A resident books the meeting room for Saturday at 3 PM. They arrive at 3 PM. The room is empty, unlocked, and theirs. No one else is in it. No one arrives claiming a conflicting reservation. The booking system guaranteed what it promised.

The pool pump fails on a Tuesday morning. The interface updates: pool closed — equipment maintenance, estimated reopening Wednesday. A resident who had planned to swim that afternoon checks the interface before leaving their unit. They see the closure and adjust their plan. They did not walk to the pool deck in a swimsuit to find a locked gate and a handwritten sign.

A resident opens the building's interface for the first time. Every shared space is listed: gym — open 5 AM to 11 PM, keycard access, no booking required. Rooftop terrace — open 7 AM to 10 PM, bookable for private events. Co-working room — open 8 AM to 8 PM, bookable in 2-hour slots. Children's play area — open 8 AM to 8 PM, open access. The resident knows what exists, when it is available, and how to use it before visiting any of them.

The building migrates its booking platform to a new vendor. During the transition, all existing reservations transfer to the new system. A resident who booked the private dining room for next Saturday checks their bookings after the migration: the reservation is present, same date, same time. Booking history from the previous platform is accessible. The migration did not erase future reservations or past records.

The building converts the cinema room into a second co-working space. Two weeks before the conversion, residents receive a notification: cinema room permanently closing on April 1, new co-working space opening in its place. On April 1, the cinema room disappears from the space listing and the new co-working space appears. No resident discovers the change by walking to a room that no longer exists.

Failure modes.

Phantom availability. The gym is listed as open until 11 PM. A resident arrives at 9:30 PM. The gym is locked — management reduced hours two weeks ago but did not update the interface. The digital representation and the physical reality diverged. The resident's trip was wasted by stale information.

Overbooking. The gym allows 15 concurrent bookings per hour slot. Sixteen residents hold confirmed reservations for Monday at 7 AM. The sixteenth resident arrives to find every station occupied and no available space. The system confirmed a reservation it could not fulfill because it did not enforce the published capacity.

Silent closure.
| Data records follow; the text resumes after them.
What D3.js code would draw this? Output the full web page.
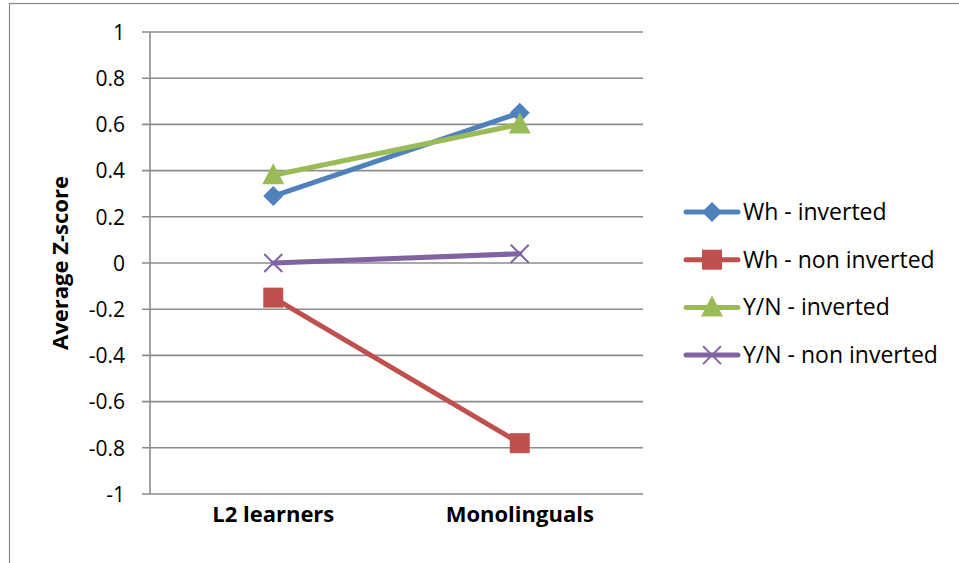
<!DOCTYPE html>
<html><head><meta charset="utf-8">
<script src="https://cdn.jsdelivr.net/npm/d3@7"></script>
<style>html,body{margin:0;padding:0;background:#fff;overflow:hidden}</style>
</head><body>
<svg id="c" width="959" height="563"></svg>
<script>
const categories = ["L2 learners", "Monolinguals"];
const seriesNames = ["Wh - inverted", "Wh - non inverted", "Y/N - inverted", "Y/N - non inverted"];
const whInverted = [0.29, 0.65];
const whNonInverted = [-0.15, -0.78];
const ynInverted = [0.38, 0.60];
const ynNonInverted = [0.00, 0.04];
const yTicks = [1, 0.8, 0.6, 0.4, 0.2, 0, -0.2, -0.4, -0.6, -0.8, -1];
const colors = ["#4F81BD", "#C0504D", "#9BBB59", "#8064A2"];
const markers = ["diamond", "square", "triangle", "x"];

const series = [whInverted, whNonInverted, ynInverted, ynNonInverted].map((v, i) => ({
  name: seriesNames[i], values: v, color: colors[i], marker: markers[i]
}));

const svg = d3.select("#c");
const font = "'Open Sans', 'Noto Sans', sans-serif";
const L = 150, R = 643, T = 32, B = 494;

// outer border
svg.append("rect").attr("x", 9.5).attr("y", 3.5).attr("width", 1000).attr("height", 1000)
  .attr("fill", "none").attr("stroke", "#888").attr("stroke-width", 1.2);

const x = d3.scaleBand().domain(categories).range([L, R]);
const y = d3.scaleLinear().domain([-1, 1]).range([B, T]);

// gridlines + tick marks
const grid = svg.append("g");
yTicks.forEach(t => {
  grid.append("line").attr("x1", L - 8).attr("x2", R).attr("y1", y(t)).attr("y2", y(t))
    .attr("stroke", "#8c8c8c").attr("stroke-width", 1.6);
});
// y axis line
grid.append("line").attr("x1", L).attr("x2", L).attr("y1", T).attr("y2", B)
  .attr("stroke", "#8c8c8c").attr("stroke-width", 1.6);

// y axis labels
const yAxis = d3.axisLeft(y).tickValues(yTicks).tickSize(0).tickPadding(0)
  .tickFormat(d => (+d.toFixed(1)).toString());
const yg = svg.append("g").attr("transform", `translate(${L - 25},0)`).call(yAxis);
yg.select(".domain").remove();
yg.selectAll("text").attr("font-family", font).attr("font-size", 21).attr("fill", "#000")
  .attr("dy", "0.35em");

// x axis labels
const xAxis = d3.axisBottom(x).tickSize(0).tickPadding(0);
const xg = svg.append("g").attr("transform", `translate(0,${B + 10})`).call(xAxis);
xg.select(".domain").remove();
xg.selectAll("text").attr("font-family", font).attr("font-size", 22).attr("font-weight", "bold")
  .attr("fill", "#000").attr("dy", "0.8em");

// y axis title
svg.append("text").attr("transform", `translate(68,${y(0)}) rotate(-90)`)
  .attr("text-anchor", "middle").attr("font-family", font).attr("font-size", 22)
  .attr("font-weight", "bold").text("Average Z-score");

function drawMarker(g, type, cx, cy, color) {
  if (type === "diamond") {
    const s = 10;
    g.append("path").attr("d", `M${cx},${cy - s}L${cx + s},${cy}L${cx},${cy + s}L${cx - s},${cy}Z`).attr("fill", color);
  } else if (type === "square") {
    const s = 10;
    g.append("rect").attr("x", cx - s).attr("y", cy - s).attr("width", 2 * s).attr("height", 2 * s).attr("fill", color);
  } else if (type === "triangle") {
    g.append("path").attr("d", `M${cx},${cy - 12}L${cx + 11},${cy + 9}L${cx - 11},${cy + 9}Z`).attr("fill", color);
  } else {
    const s = 9;
    g.append("path").attr("d", `M${cx - s},${cy - s}L${cx + s},${cy + s}M${cx - s},${cy + s}L${cx + s},${cy - s}`)
      .attr("stroke", color).attr("stroke-width", 2).attr("fill", "none");
  }
}

const line = d3.line().x((d, i) => x(categories[i]) + x.bandwidth() / 2).y(d => y(d));
series.forEach(s => {
  const g = svg.append("g");
  g.append("path").attr("d", line(s.values)).attr("fill", "none").attr("stroke", s.color)
    .attr("stroke-width", 5).attr("stroke-linecap", "round");
  s.values.forEach((v, i) => drawMarker(g, s.marker, x(categories[i]) + x.bandwidth() / 2, y(v), s.color));
});

// legend
const leg = svg.append("g");
series.forEach((s, i) => {
  const ly = 212 + i * 47.7;
  const g = leg.append("g");
  g.append("line").attr("x1", 686).attr("x2", 738).attr("y1", ly).attr("y2", ly)
    .attr("stroke", s.color).attr("stroke-width", 5).attr("stroke-linecap", "round");
  drawMarker(g, s.marker, 712, ly, s.color);
  g.append("text").attr("x", 743).attr("y", ly).attr("dy", "0.35em")
    .attr("font-family", font).attr("font-size", 23).attr("fill", "#000").text(s.name);
});
</script>
</body></html>
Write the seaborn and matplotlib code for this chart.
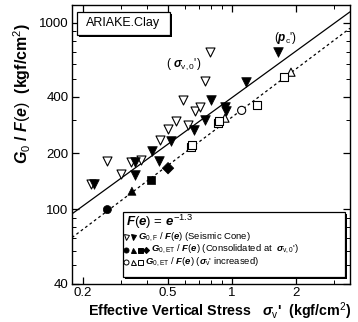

The sauna is closed for maintenance. No update appears in the interface. A resident walks to the sauna, finds it locked, returns to their unit, and only then notices a small-print email sent three days earlier. The closure was communicated — through a channel the resident does not monitor, at a time unrelated to their usage.

Silent removal. The building's outdoor pool is permanently closed and filled in. The space listing is updated — the pool is gone — but no notification was sent. A resident who chose the building partly for the pool discovers the change weeks later when they open the interface for the first time since summer. The building removed a feature without informing the people who paid for it.

Migration loss. The building migrates its booking platform to a new vendor. Existing reservations do not transfer. A resident who booked the private dining room for a family birthday next weekend opens the interface and finds no upcoming bookings. The new system started empty. The migration erased commitments the building had confirmed.

Test.

  1. View the building's shared space listing. Confirm: every space the building operates for shared resident use is listed with operating hours, access method, and current status.
  2. Close a space for maintenance. Confirm: the status updates in the resident-facing interface before the closure takes effect.
  3. Attempt to book a space beyond its published capacity for a given period. Confirm: the system prevents the reservation.
  4. Cancel a resident's confirmed booking from the management side. Confirm: the resident is notified immediately with the reason.
  5. Permanently remove a space from the building. Confirm: residents are notified through the primary interface before the removal.
  6. Migrate the booking system to a new platform. Confirm: existing reservations and booking history are preserved.